WHAT IS NEEDED:
Quote the listing in full, exactly as given, minus any pictures.

MATERIAL PROVIDED:

-- -- --

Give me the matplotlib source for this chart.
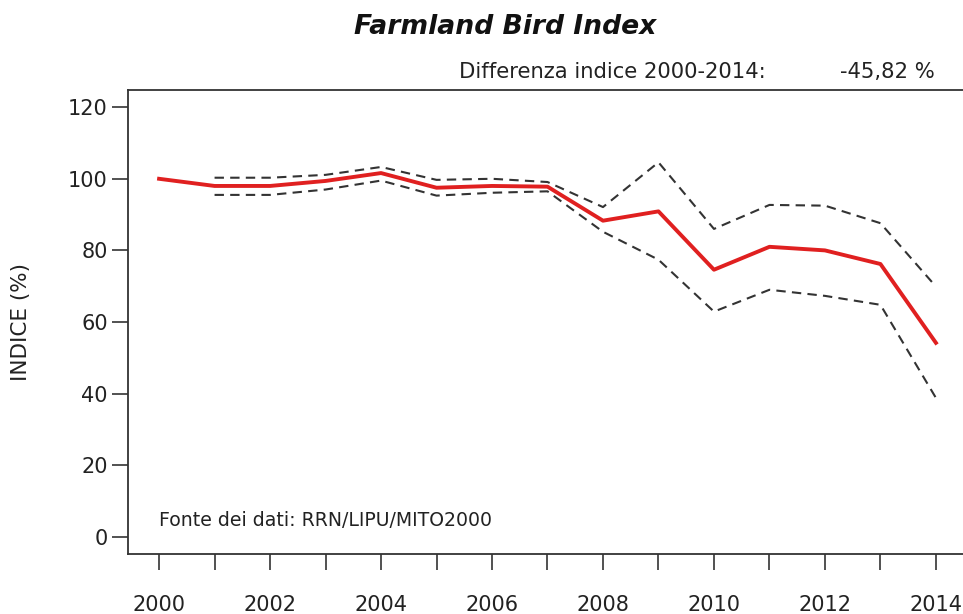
import matplotlib
matplotlib.use("Agg")
import matplotlib.pyplot as plt

years = list(range(2000, 2015))
index = [100, 98.0, 98.0, 99.4, 101.6, 97.5, 98.0, 97.8, 88.3, 90.9, 74.6, 81.0, 80.0, 76.2, 54.18]
upper_years = list(range(2001, 2015))
upper = [100.3, 100.3, 101.1, 103.3, 99.7, 100.0, 99.1, 92.1, 104.6, 86.0, 92.7, 92.5, 87.6, 69.9]
lower = [95.5, 95.5, 97.0, 99.5, 95.3, 96.1, 96.5, 85.2, 77.4, 62.9, 69.0, 67.3, 64.8, 38.8]
yticks = [0, 20, 40, 60, 80, 100, 120]
xticks = list(range(2000, 2015))
xlabels = [str(y) if y % 2 == 0 else "" for y in xticks]

plt.rcParams['font.family'] = ['DejaVu Sans']
fig = plt.figure(figsize=(9.63, 6.14), dpi=100)
ax = fig.add_axes([128/963, 1-554/614, (967-128)/963, (554-90)/614])

txtc = "#222222"
ax.plot(upper_years, upper, color="#333333", lw=1.5, ls=(0, (4.5, 3)))
ax.plot(upper_years, lower, color="#333333", lw=1.5, ls=(0, (4.5, 3)))
ax.plot(years, index, color="#e02020", lw=2.8, solid_joinstyle="round")

ax.set_xlim(1999.44, 2014.56)
ax.set_ylim(-4.8, 124.8)
ax.set_yticks(yticks)
ax.set_xticks(xticks)
ax.set_xticklabels(xlabels)
for s in ax.spines.values():
    s.set_color("#333333")
    s.set_linewidth(1.3)
ax.tick_params(axis="x", direction="out", length=11.5, width=1.2, pad=18,
               labelsize=15, colors="#333333", labelcolor=txtc)
ax.tick_params(axis="y", direction="out", length=11.5, width=1.2, pad=3,
               labelsize=15, colors="#333333", labelcolor=txtc)
ax.set_ylabel("INDICE (%)", fontsize=15.5, color=txtc)
ax.yaxis.set_label_coords(-(128-31)/(967-128), 0.5)

ax.text(2000.0, 2, "Fonte dei dati: RRN/LIPU/MITO2000", fontsize=13.6, color=txtc,
        va="bottom", ha="left")

fig.text(505/963, 1-27/614, "Farmland Bird Index", fontsize=19.2, fontweight="bold",
         fontstyle="italic", ha="center", va="center", color="#111111")
fig.text(459/963, 1-72/614, "Differenza indice 2000-2014:", fontsize=15.2,
         ha="left", va="center", color=txtc)
fig.text(935/963, 1-72/614, "-45,82 %", fontsize=15.2, ha="right", va="center", color=txtc)

fig.savefig("out.png", dpi=100)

-- -- --

RESPONSE TO THIS TASK:
Give me the matplotlib source for this chart.
import matplotlib
matplotlib.use("Agg")
import matplotlib.pyplot as plt

years = list(range(2000, 2015))
index = [100, 98.0, 98.0, 99.4, 101.6, 97.5, 98.0, 97.8, 88.3, 90.9, 74.6, 81.0, 80.0, 76.2, 54.18]
upper_years = list(range(2001, 2015))
upper = [100.3, 100.3, 101.1, 103.3, 99.7, 100.0, 99.1, 92.1, 104.6, 86.0, 92.7, 92.5, 87.6, 69.9]
lower = [95.5, 95.5, 97.0, 99.5, 95.3, 96.1, 96.5, 85.2, 77.4, 62.9, 69.0, 67.3, 64.8, 38.8]
yticks = [0, 20, 40, 60, 80, 100, 120]
xticks = list(range(2000, 2015))
xlabels = [str(y) if y % 2 == 0 else "" for y in xticks]

plt.rcParams['font.family'] = ['DejaVu Sans']
fig = plt.figure(figsize=(9.63, 6.14), dpi=100)
ax = fig.add_axes([128/963, 1-554/614, (967-128)/963, (554-90)/614])

txtc = "#222222"
ax.plot(upper_years, upper, color="#333333", lw=1.5, ls=(0, (4.5, 3)))
ax.plot(upper_years, lower, color="#333333", lw=1.5, ls=(0, (4.5, 3)))
ax.plot(years, index, color="#e02020", lw=2.8, solid_joinstyle="round")

ax.set_xlim(1999.44, 2014.56)
ax.set_ylim(-4.8, 124.8)
ax.set_yticks(yticks)
ax.set_xticks(xticks)
ax.set_xticklabels(xlabels)
for s in ax.spines.values():
    s.set_color("#333333")
    s.set_linewidth(1.3)
ax.tick_params(axis="x", direction="out", length=11.5, width=1.2, pad=18,
               labelsize=15, colors="#333333", labelcolor=txtc)
ax.tick_params(axis="y", direction="out", length=11.5, width=1.2, pad=3,
               labelsize=15, colors="#333333", labelcolor=txtc)
ax.set_ylabel("INDICE (%)", fontsize=15.5, color=txtc)
ax.yaxis.set_label_coords(-(128-31)/(967-128), 0.5)

ax.text(2000.0, 2, "Fonte dei dati: RRN/LIPU/MITO2000", fontsize=13.6, color=txtc,
        va="bottom", ha="left")

fig.text(505/963, 1-27/614, "Farmland Bird Index", fontsize=19.2, fontweight="bold",
         fontstyle="italic", ha="center", va="center", color="#111111")
fig.text(459/963, 1-72/614, "Differenza indice 2000-2014:", fontsize=15.2,
         ha="left", va="center", color=txtc)
fig.text(935/963, 1-72/614, "-45,82 %", fontsize=15.2, ha="right", va="center", color=txtc)

fig.savefig("out.png", dpi=100)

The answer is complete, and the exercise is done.